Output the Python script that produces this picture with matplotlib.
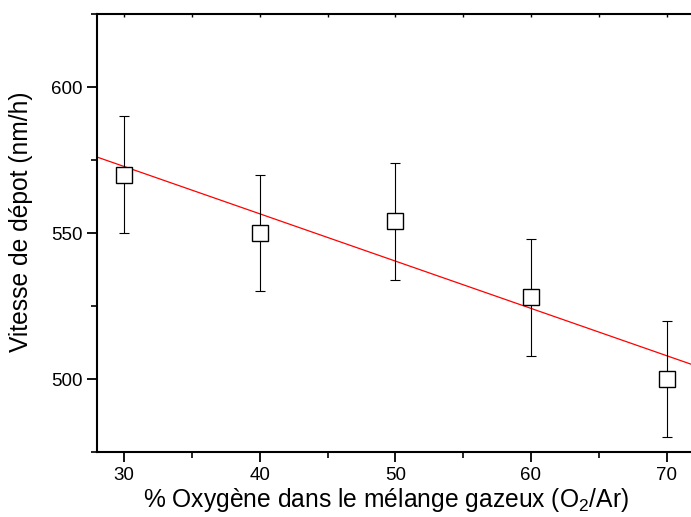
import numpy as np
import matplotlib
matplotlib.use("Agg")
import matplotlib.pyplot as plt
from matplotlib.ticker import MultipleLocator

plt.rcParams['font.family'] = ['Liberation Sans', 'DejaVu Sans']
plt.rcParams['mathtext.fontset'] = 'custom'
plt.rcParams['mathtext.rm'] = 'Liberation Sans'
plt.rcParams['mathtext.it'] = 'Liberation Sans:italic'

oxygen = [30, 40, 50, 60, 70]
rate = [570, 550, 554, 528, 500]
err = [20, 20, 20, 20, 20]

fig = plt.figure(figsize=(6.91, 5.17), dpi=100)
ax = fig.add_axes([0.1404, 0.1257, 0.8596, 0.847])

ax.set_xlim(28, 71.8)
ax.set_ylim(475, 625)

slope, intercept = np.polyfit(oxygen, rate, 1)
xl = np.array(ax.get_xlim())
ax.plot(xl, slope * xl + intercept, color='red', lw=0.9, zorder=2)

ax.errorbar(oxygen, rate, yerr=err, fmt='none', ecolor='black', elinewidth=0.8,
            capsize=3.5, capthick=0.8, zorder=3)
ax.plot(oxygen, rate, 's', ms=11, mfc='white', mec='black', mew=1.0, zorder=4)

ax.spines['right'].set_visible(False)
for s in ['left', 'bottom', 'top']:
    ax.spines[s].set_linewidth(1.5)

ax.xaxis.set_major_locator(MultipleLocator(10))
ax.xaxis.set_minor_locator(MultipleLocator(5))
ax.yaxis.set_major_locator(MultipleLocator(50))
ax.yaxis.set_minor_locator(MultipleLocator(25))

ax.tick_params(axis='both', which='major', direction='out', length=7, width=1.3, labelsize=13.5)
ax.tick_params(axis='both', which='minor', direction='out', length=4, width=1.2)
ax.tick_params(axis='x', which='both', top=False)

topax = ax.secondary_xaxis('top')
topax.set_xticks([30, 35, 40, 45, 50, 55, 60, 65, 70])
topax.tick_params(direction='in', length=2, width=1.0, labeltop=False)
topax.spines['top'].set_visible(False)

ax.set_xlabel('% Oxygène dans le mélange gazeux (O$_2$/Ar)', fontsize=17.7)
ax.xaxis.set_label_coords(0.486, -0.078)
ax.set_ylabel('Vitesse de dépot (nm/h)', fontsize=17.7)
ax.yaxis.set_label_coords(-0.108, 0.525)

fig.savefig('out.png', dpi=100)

□ □ □

Goal —
Repeat exactly and only the lines from the start of the data above through the line that holds "topax.spines['top'].set_visible(False)", inclusive. Pictures do not belong in the copy.

Exercise response —
Output the Python script that produces this picture with matplotlib.
import numpy as np
import matplotlib
matplotlib.use("Agg")
import matplotlib.pyplot as plt
from matplotlib.ticker import MultipleLocator

plt.rcParams['font.family'] = ['Liberation Sans', 'DejaVu Sans']
plt.rcParams['mathtext.fontset'] = 'custom'
plt.rcParams['mathtext.rm'] = 'Liberation Sans'
plt.rcParams['mathtext.it'] = 'Liberation Sans:italic'

oxygen = [30, 40, 50, 60, 70]
rate = [570, 550, 554, 528, 500]
err = [20, 20, 20, 20, 20]

fig = plt.figure(figsize=(6.91, 5.17), dpi=100)
ax = fig.add_axes([0.1404, 0.1257, 0.8596, 0.847])

ax.set_xlim(28, 71.8)
ax.set_ylim(475, 625)

slope, intercept = np.polyfit(oxygen, rate, 1)
xl = np.array(ax.get_xlim())
ax.plot(xl, slope * xl + intercept, color='red', lw=0.9, zorder=2)

ax.errorbar(oxygen, rate, yerr=err, fmt='none', ecolor='black', elinewidth=0.8,
            capsize=3.5, capthick=0.8, zorder=3)
ax.plot(oxygen, rate, 's', ms=11, mfc='white', mec='black', mew=1.0, zorder=4)

ax.spines['right'].set_visible(False)
for s in ['left', 'bottom', 'top']:
    ax.spines[s].set_linewidth(1.5)

ax.xaxis.set_major_locator(MultipleLocator(10))
ax.xaxis.set_minor_locator(MultipleLocator(5))
ax.yaxis.set_major_locator(MultipleLocator(50))
ax.yaxis.set_minor_locator(MultipleLocator(25))

ax.tick_params(axis='both', which='major', direction='out', length=7, width=1.3, labelsize=13.5)
ax.tick_params(axis='both', which='minor', direction='out', length=4, width=1.2)
ax.tick_params(axis='x', which='both', top=False)

topax = ax.secondary_xaxis('top')
topax.set_xticks([30, 35, 40, 45, 50, 55, 60, 65, 70])
topax.tick_params(direction='in', length=2, width=1.0, labeltop=False)
topax.spines['top'].set_visible(False)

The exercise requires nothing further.